In DN
Os horrores da perseguição republicana à Igreja e subsequente guerra civil nos anos 1930 são ambiente apropriado para testar valores em condições extremas. O filme There be Dragons (Encontrarás Dragões, 2011) fá-lo através de dois amigos de infância que seguem caminhos opostos. Na abominação, destaca-se a firme aposta de um deles numa linha de amor, compreensão e misericórdia, até pelo intolerável. O filme brilha pelo retrato de S. Josemaría Escrivá e da sua insólita decisão de seguir a pessoa de Cristo num clima tão adverso. E pelos frutos que daí saem: "Quando perdoamos libertamos sempre alguém: nós próprios."
O belíssimo e profundo enredo valeria por si, com qualquer protagonista. Mas deve sublinhar-se a coragem do autor/realizador em escolher este em particular. A Opus Dei está bem estabelecida no imaginário contemporâneo, mas como encarnação extrema do clericalismo mais sinistro. Joffé não entra em apologéticas. Limita-se a retratar-lhe as origens, dando pistas preciosas para a compreensão da sua natureza. Esta "obra de Deus" nasceu no calvário.
A questão religiosa da nossa Primeira República foi fenómeno paralelo, muito menos cruel. Esse é o tema de O Sol Bailou ao Meio-Dia. A Criação de Fátima, de Luís Filipe Torgal (Tinta da China, 2011), versão revista de uma tese já editada em 2002. O volume trata a história dos primórdios do culto em Fátima e das polémicas que o rodearam. Apesar de hostil, é objectivo, rigoroso e fundamentado e traça um quadro sério e sólido dessa realidade.

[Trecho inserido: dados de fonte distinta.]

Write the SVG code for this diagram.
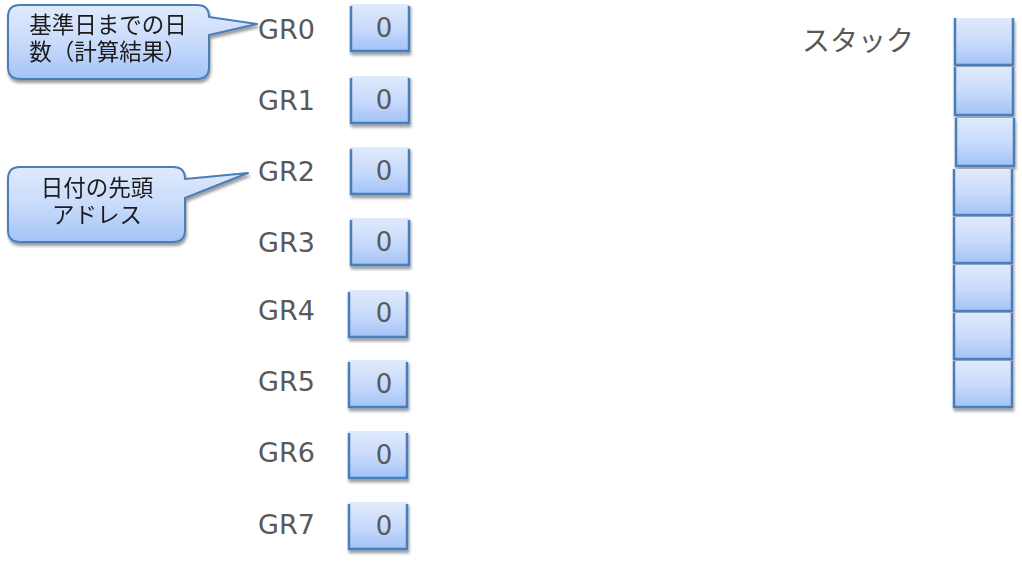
<svg xmlns="http://www.w3.org/2000/svg" width="1022" height="563" viewBox="0 0 1022 563">
<defs>
<linearGradient id="g" x1="0" y1="0" x2="0" y2="1">
<stop offset="0" stop-color="#e0eafc"/>
<stop offset="0.5" stop-color="#c9dbfb"/>
<stop offset="1" stop-color="#a3c3f7"/>
</linearGradient>
<filter id="sh" x="-20%" y="-20%" width="140%" height="150%">
<feGaussianBlur in="SourceAlpha" stdDeviation="1.5"/>
<feOffset dx="1" dy="2.5" result="b"/>
<feComponentTransfer><feFuncA type="linear" slope="0.4"/></feComponentTransfer>
<feMerge><feMergeNode/><feMergeNode in="SourceGraphic"/></feMerge>
</filter>
</defs>
<style>
.lbl{font-family:"DejaVu Sans","Noto Sans CJK JP",sans-serif;font-size:27px;fill:#595959}
.val{font-family:"DejaVu Sans",sans-serif;font-size:26px;fill:#595959;text-anchor:middle}
.jp{font-family:"Noto Sans CJK JP",sans-serif;font-size:28px;fill:#595959}
.ct{font-family:"DejaVu Sans","Noto Sans CJK JP",sans-serif;font-size:22.5px;fill:#1a1a1a;text-anchor:middle}
.box{fill:url(#g)}
.edge{fill:none;stroke:#4a7ebb;stroke-width:2.5}
.call{fill:url(#g);stroke:#4a7ebb;stroke-width:2;stroke-linejoin:round}
</style>

<g id="callout-gr0" filter="url(#sh)">
<path class="call" d="M20,5 H197 Q209,5 209,17 L257,24 L209,35 V67 Q209,79 197,79 H20 Q8,79 8,67 V17 Q8,5 20,5 Z"/>
<text class="ct"><tspan x="108" y="33">基準日までの日</tspan><tspan x="108" y="60">数（計算結果）</tspan></text>
</g>
<g id="callout-gr2" filter="url(#sh)">
<path class="call" d="M20,167 H173 Q185,167 185,179 L248,173 L185,198 V230 Q185,242 173,242 H20 Q8,242 8,230 V179 Q8,167 20,167 Z"/>
<text class="ct"><tspan x="97" y="196">日付の先頭</tspan><tspan x="97" y="223">アドレス</tspan></text>
</g>

<g id="reg-gr0"><text class="lbl" x="258" y="39">GR0</text><g filter="url(#sh)"><rect class="box" x="350" y="4" width="60" height="47"/><path class="edge" d="M351,6 V51 H409 V6"/></g><text class="val" x="384" y="37">0</text></g>
<g id="reg-gr1"><text class="lbl" x="258" y="110">GR1</text><g filter="url(#sh)"><rect class="box" x="350" y="76" width="60" height="47"/><path class="edge" d="M351,78 V123 H409 V78"/></g><text class="val" x="384" y="109">0</text></g>
<g id="reg-gr2"><text class="lbl" x="258" y="181">GR2</text><g filter="url(#sh)"><rect class="box" x="350" y="147" width="60" height="47"/><path class="edge" d="M351,149 V194 H409 V149"/></g><text class="val" x="384" y="180">0</text></g>
<g id="reg-gr3"><text class="lbl" x="258" y="252">GR3</text><g filter="url(#sh)"><rect class="box" x="350" y="218" width="60" height="47"/><path class="edge" d="M351,220 V265 H409 V220"/></g><text class="val" x="384" y="251">0</text></g>
<g id="reg-gr4"><text class="lbl" x="258" y="320">GR4</text><g filter="url(#sh)"><rect class="box" x="348" y="290" width="60" height="47"/><path class="edge" d="M349,292 V337 H407 V292"/></g><text class="val" x="384" y="322">0</text></g>
<g id="reg-gr5"><text class="lbl" x="258" y="391">GR5</text><g filter="url(#sh)"><rect class="box" x="348" y="360" width="60" height="47"/><path class="edge" d="M349,362 V407 H407 V362"/></g><text class="val" x="384" y="393">0</text></g>
<g id="reg-gr6"><text class="lbl" x="258" y="462">GR6</text><g filter="url(#sh)"><rect class="box" x="348" y="431" width="60" height="47"/><path class="edge" d="M349,433 V478 H407 V433"/></g><text class="val" x="384" y="464">0</text></g>
<g id="reg-gr7"><text class="lbl" x="258" y="534">GR7</text><g filter="url(#sh)"><rect class="box" x="348" y="502" width="60" height="47"/><path class="edge" d="M349,504 V549 H407 V504"/></g><text class="val" x="384" y="535">0</text></g>

<g id="stack">
<text class="jp" x="802" y="51">スタック</text>
<g filter="url(#sh)">
<rect class="box" x="954" y="18" width="60" height="47"/><path class="edge" d="M955,18 V65 H1013 V18"/>
<rect class="box" x="954" y="67" width="60" height="48"/><path class="edge" d="M955,67 V115 H1013 V67"/>
<rect class="box" x="955" y="118" width="60" height="48"/><path class="edge" d="M956,118 V166 H1014 V118"/>
<rect class="box" x="953" y="169" width="60" height="46"/><path class="edge" d="M954,169 V215 H1012 V169"/>
<rect class="box" x="953" y="217" width="60" height="46"/><path class="edge" d="M954,217 V263 H1012 V217"/>
<rect class="box" x="953" y="265" width="60" height="46"/><path class="edge" d="M954,265 V311 H1012 V265"/>
<rect class="box" x="953" y="313" width="60" height="46"/><path class="edge" d="M954,313 V359 H1012 V313"/>
<rect class="box" x="953" y="361" width="60" height="46"/><path class="edge" d="M954,361 V407 H1012 V361"/>
</g>
</g>
</svg>
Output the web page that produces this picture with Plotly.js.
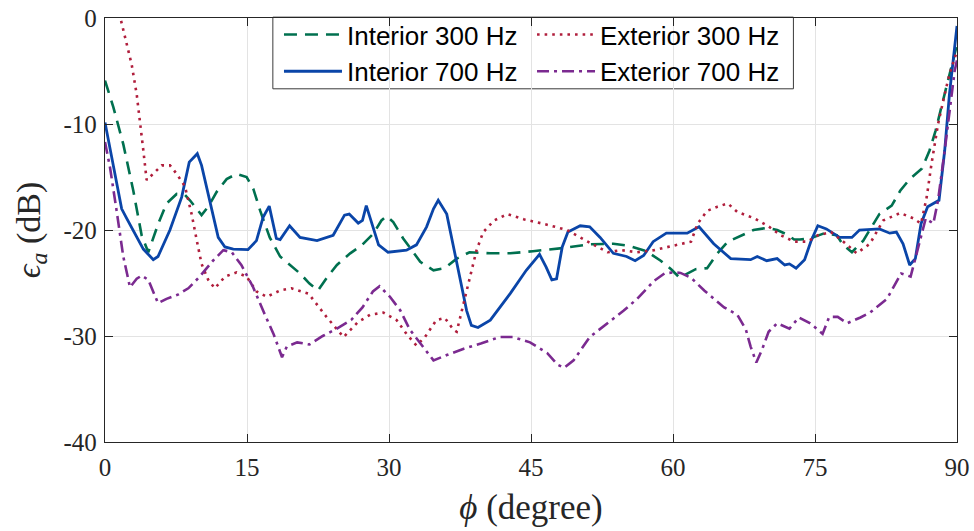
<!DOCTYPE html>
<html>
<head>
<meta charset="utf-8">
<script src="https://cdn.plot.ly/plotly-3.0.1.min.js"></script>
<style>html,body{margin:0;padding:0;background:#fff;}#chart{width:974px;height:531px;}</style>
</head>
<body>
<div id="chart"></div>
<script>
// ---- Data (phi in degrees, epsilon_a in dB) ----
const xTickVals = [0, 15, 30, 45, 60, 75, 90];
const yTickVals = [0, -10, -20, -30, -40];
const yTickText = ["0", "-10", "-20", "-30", "-40"];

const seriesNames = ["Interior 300 Hz", "Interior 700 Hz", "Exterior 300 Hz", "Exterior 700 Hz"];

const in300X = [0, 0.88, 1.93, 2.99, 3.87, 4.57, 5.63, 6.5, 7.57, 8.45, 8.97, 10.2, 10.9, 11.8, 12.85, 13.9, 14.96, 15.66, 16.4, 17.4, 18.5, 19.5, 20.6, 21.6, 22.5, 23.6, 24.5, 25.9, 27.1, 28.35, 29.2, 29.75, 30.45, 31.5, 33.3, 34.7, 35.9, 37.15, 38.5, 40.7, 42.8, 45.2, 48.4, 51.2, 53.7, 55.4, 57.2, 58.7, 59.8, 60.7, 62.4, 63.6, 64.7, 65.8, 67.2, 68.5, 69.9, 71.0, 72.0, 72.8, 73.4, 74.5, 76.0, 77.3, 78.0, 78.9, 80.1, 81.8, 83.1, 84.0, 85.0, 86.3, 87.1, 87.75, 88.35, 89.05, 89.65, 90];
const in300Y = [-5.9, -8.4, -11.9, -16.3, -20.5, -22.1, -19.4, -17.5, -16.6, -16.7, -17.2, -18.6, -17.8, -16.4, -15.2, -14.7, -15.0, -16.1, -18.2, -20.7, -22.5, -23.3, -24.1, -25.05, -25.7, -24.3, -23.3, -22.2, -21.45, -20.35, -19.1, -18.7, -19.25, -20.8, -23.0, -23.8, -23.6, -22.7, -22.1, -22.2, -22.2, -22.0, -21.7, -21.35, -21.3, -21.5, -22.0, -22.9, -23.7, -24.5, -23.7, -23.6, -22.2, -21.1, -20.5, -20.0, -19.8, -20.0, -20.4, -20.9, -20.9, -20.8, -20.3, -20.5, -21.45, -22.1, -21.0, -18.5, -17.7, -16.3, -15.2, -14.2, -12.5, -10.6, -8.4, -5.9, -3.7, -2.5];

const in700X = [0, 1.76, 2.29, 4.05, 5.1, 5.6, 6.86, 8.1, 8.9, 9.75, 10.2, 11.1, 11.96, 12.67, 13.55, 15.1, 16.0, 16.7, 17.35, 18.1, 18.5, 19.5, 20.6, 22.4, 24.1, 25.3, 25.8, 26.75, 27.2, 27.6, 28.2, 28.9, 29.9, 31.85, 32.9, 33.97, 34.7, 35.2, 36.1, 37.15, 38.2, 38.7, 39.4, 40.7, 42.8, 44.5, 45.9, 46.6, 47.2, 47.7, 48.3, 48.9, 50.2, 51.2, 52.3, 53.7, 55.1, 56.0, 56.9, 57.9, 59.3, 60.7, 61.5, 62.75, 64.3, 66.1, 68.2, 68.9, 69.9, 71.0, 71.8, 72.3, 73.0, 73.9, 74.6, 75.3, 76.2, 77.6, 78.9, 79.7, 81.8, 82.9, 83.6, 84.3, 85.0, 85.6, 86.2, 86.9, 87.7, 88.1, 88.7, 89.2, 90];
const in700Y = [-9.85, -18.0, -18.9, -21.8, -22.8, -22.5, -20.0, -16.9, -13.6, -12.8, -13.9, -17.5, -20.7, -21.6, -21.8, -21.85, -21.0, -18.8, -17.75, -20.8, -20.9, -19.6, -20.7, -21.0, -20.5, -18.6, -18.5, -19.35, -19.1, -17.7, -19.4, -21.4, -22.1, -21.9, -21.4, -19.7, -18.0, -17.2, -18.5, -23.2, -27.6, -29.0, -29.2, -28.5, -26.0, -23.8, -22.3, -23.5, -24.7, -24.6, -21.6, -20.2, -19.6, -19.7, -20.7, -22.2, -22.5, -22.9, -22.4, -21.1, -20.3, -20.3, -20.3, -19.7, -21.3, -22.7, -22.8, -22.5, -22.9, -22.7, -23.3, -23.2, -23.6, -22.8, -21.0, -19.6, -19.9, -20.7, -20.7, -20.0, -19.9, -20.3, -20.2, -21.3, -23.3, -22.7, -19.4, -17.8, -17.4, -17.2, -12.5, -7.2, -0.75];

const ex300X = [0, 0.8, 1.58, 2.29, 2.82, 3.35, 3.7, 4.05, 4.4, 5.1, 6.0, 6.86, 7.57, 8.45, 9.15, 9.7, 10.2, 10.9, 11.6, 12.67, 13.9, 14.96, 16.0, 17.1, 18.5, 19.7, 21.5, 23.4, 25.2, 26.7, 28.0, 29.4, 30.8, 31.85, 32.9, 33.8, 35.0, 35.9, 36.8, 37.15, 37.9, 38.6, 39.25, 39.95, 41.1, 42.5, 44.3, 46.7, 48.8, 51.0, 53.1, 54.5, 56.2, 58.0, 59.8, 61.9, 62.6, 63.6, 64.7, 65.8, 66.8, 68.6, 70.0, 71.4, 72.8, 74.2, 75.3, 76.7, 78.0, 79.4, 80.8, 82.2, 84.0, 85.4, 86.2, 86.8, 87.3, 88.0, 88.7, 89.2, 89.9];
const ex300Y = [6, 3, 0.2, -2.5, -4.4, -7.2, -9.7, -12.5, -15.3, -14.7, -13.9, -13.9, -14.7, -15.9, -18.5, -21.0, -23.2, -24.7, -25.5, -24.4, -24.0, -24.4, -25.8, -26.3, -25.7, -25.5, -26.0, -28.2, -30.1, -28.7, -28.0, -27.8, -28.5, -29.8, -30.9, -30.1, -28.5, -28.3, -29.4, -29.6, -26.9, -24.4, -21.9, -20.2, -19.1, -18.5, -19.0, -19.5, -20.0, -21.1, -22.1, -21.9, -22.1, -21.9, -21.5, -21.1, -19.4, -18.2, -17.8, -17.5, -18.3, -18.9, -19.6, -20.5, -21.1, -21.1, -20.5, -20.2, -21.1, -22.2, -21.3, -19.1, -18.4, -18.9, -19.4, -16.9, -13.8, -10.0, -7.2, -5.3, -3.4];

const ex700X = [0, 0.53, 1.23, 1.93, 2.64, 3.35, 3.87, 4.57, 5.6, 6.5, 7.7, 8.8, 10.0, 11.4, 12.5, 13.4, 14.4, 15.65, 16.7, 17.8, 18.7, 19.2, 20.3, 21.6, 23.0, 24.5, 26.0, 27.2, 28.3, 29.0, 30.1, 31.2, 32.2, 33.5, 34.7, 36.1, 37.9, 39.7, 41.7, 43.1, 44.9, 46.7, 47.8, 48.5, 49.5, 51.2, 53.1, 54.8, 56.2, 58.0, 59.1, 60.1, 60.8, 61.9, 63.3, 64.3, 65.4, 66.8, 67.7, 68.2, 68.8, 69.4, 70.1, 71.0, 72.3, 73.3, 74.5, 75.8, 76.5, 77.4, 78.4, 79.8, 80.8, 82.6, 84.1, 85.1, 85.8, 86.7, 87.5, 88.0, 88.7, 89.2, 89.75, 90];
const ex700Y = [-11.7, -14.1, -18.2, -22.5, -25.4, -24.6, -24.3, -24.7, -26.9, -26.5, -26.1, -25.5, -24.4, -22.9, -21.9, -22.1, -23.3, -25.4, -27.6, -29.8, -32.0, -31.0, -30.6, -30.8, -30.0, -29.3, -28.5, -27.3, -25.8, -25.3, -26.3, -27.6, -29.4, -30.9, -32.3, -31.8, -31.2, -30.7, -30.1, -30.1, -30.6, -31.6, -32.7, -33.0, -32.3, -30.1, -28.8, -27.6, -26.5, -24.8, -24.1, -24.0, -24.05, -24.5, -25.7, -26.5, -27.3, -28.0, -29.4, -31.0, -32.5, -31.3, -29.6, -28.8, -29.3, -28.25, -28.8, -29.8, -28.2, -28.2, -28.8, -28.25, -27.8, -26.5, -24.1, -24.4, -21.9, -18.9, -19.4, -17.2, -12.5, -8.75, -5.0, -4.0];

// ---- Traces ----
const traces = [
  {x: in300X, y: in300Y, name: seriesNames[0], legend: "legend", legendgroup: "a",
   mode: "lines", line: {color: "#00704f", width: 2.6, dash: "13px,8px"}},
  {x: in700X, y: in700Y, name: seriesNames[1], legend: "legend", legendgroup: "b",
   mode: "lines", line: {color: "#0a45a8", width: 2.8}},
  {x: ex300X, y: ex300Y, name: seriesNames[2], legend: "legend2", legendgroup: "c",
   mode: "lines", line: {color: "#b01e3c", width: 2.6, dash: "2.6px,5px"}},
  {x: ex700X, y: ex700Y, name: seriesNames[3], legend: "legend2", legendgroup: "d",
   mode: "lines", line: {color: "#7b2a90", width: 2.6, dash: "12px,5px,3px,5px"}}
];

const axisCommon = {
  showline: true, linecolor: "#262626", linewidth: 1.2, mirror: "ticks",
  ticks: "inside", ticklen: 8, tickcolor: "#262626", tickwidth: 1,
  showgrid: true, gridcolor: "#e3e3e3", gridwidth: 1, zeroline: false,
  tickfont: {family: "Liberation Serif, serif", size: 25, color: "#262626"}
};

const legendCommon = {
  orientation: "v", bgcolor: "rgba(0,0,0,0)", borderwidth: 0,
  font: {family: "Liberation Sans, Arial, sans-serif", size: 26, color: "#000"},
  traceorder: "grouped", tracegroupgap: 0, yanchor: "top", y: 1.014, xanchor: "left",
  itemwidth: 58
};

const layout = {
  width: 974, height: 531,
  margin: {l: 105, r: 17, t: 17, b: 89},
  paper_bgcolor: "#fff", plot_bgcolor: "#fff",
  showlegend: true,
  xaxis: Object.assign({}, axisCommon, {
    range: [0, 90], tickvals: xTickVals, ticktext: xTickVals.map(String),
    ticklabelstandoff: 3,
    title: {text: "<i>ϕ</i> (degree)", font: {family: "Liberation Serif, serif", size: 35, color: "#262626"}, standoff: 14}
  }),
  yaxis: Object.assign({}, axisCommon, {
    range: [-40, 0], tickvals: yTickVals, ticktext: yTickText,
    ticklabelstandoff: 2,
    title: {text: "<i>ϵ</i><sub><i>a</i></sub> (dB)", font: {family: "Liberation Serif, serif", size: 34, color: "#262626"}, standoff: 12}
  }),
  legend: Object.assign({}, legendCommon, {x: 0.2042}),
  legend2: Object.assign({}, legendCommon, {x: 0.5012}),
  shapes: [{
    type: "rect", xref: "paper", yref: "paper",
    x0: 0.197, x1: 0.808, y0: 0.833, y1: 1.002,
    line: {color: "#3a3a3a", width: 1}, fillcolor: "#ffffff", layer: "below"
  }]
};

Plotly.newPlot("chart", traces, layout, {displayModeBar: false, staticPlot: true});
</script>
</body>
</html>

O livro pretende demonstrar duas teses que não consegue. Primeiro que "a exposição dos ditos acontecimentos, ocorridos entre Maio e Outubro de 1917, foi desde então sucessivamente reformulada pelos inquiridores e pelos cronistas católicos. (...) A nova e mais elaborada história de Fátima que hoje conhecemos (...) foi, por conseguinte, construída a posteriori pelos historiógrafos católicos e sustentada pela hierarquia da Igreja" (p. 20-21). Leitura atenta do texto, aliás fundamentado em documentos publicados em cuidadosa edição crítica do Santuário, não permite vislumbrar tal manipulação.
A segunda tese é que "foi a Igreja (e/ou certos sectores a ela ligados) que impôs Fátima" (p.20), aproveitando-a para os seus propósitos. Segundo o autor, a Igreja "evoluiu de uma atitude de expectativa prudente (entre Julho e Setembro de 1917), para uma postura de promoção comedida (desde Outubro de 1917) e, mais tarde (sobretudo a partir de 1922), para a apologia evidente das aparições" (p. 21). Seria razoável esperar outra coisa? Era lógica ou até possível a "absoluta imparcialidade" (p. 95) que o livro parece preferir? Não foi aquela evolução que o cardeal Cerejeira retratou ao dizer "foi Fátima que se impôs à Igreja"?
Apesar disso e alguns erros pontuais, o livro fornece um relato rigoroso e informativo. O que mais ressalta é a fragilidade dos argumentos dos críticos de Fátima. Os anticlericais, sem o menor interesse pelos factos, limitam-se a opor-se por razões ideológicas: o que quer que aconteça, aparições e milagres são impossíveis. O mais divertido é chamarem a si mesmos "livre-pensadores".
Outro aspecto curioso que o livro manifesta é o desprezo que os intelectuais têm pelo povo, em geral, e as mulheres em particular. Afirmando-se democratas e liberais, acusam sempre as massas populares de boçais e supersticiosas, simplesmente por não seguirem os seus dogmas positivistas que têm de ser verdadeiros.
Em 2003 o americano Dan Brown quis envolver a Opus Dei, protagonista do filme de Joffé, numa história tonta de superstição, crime e morte n'O Código da Vinci. Há mais de 90 anos que muitos pretenderam fazer o mesmo com Fátima. É sem dúvida uma questão de dragões interiores.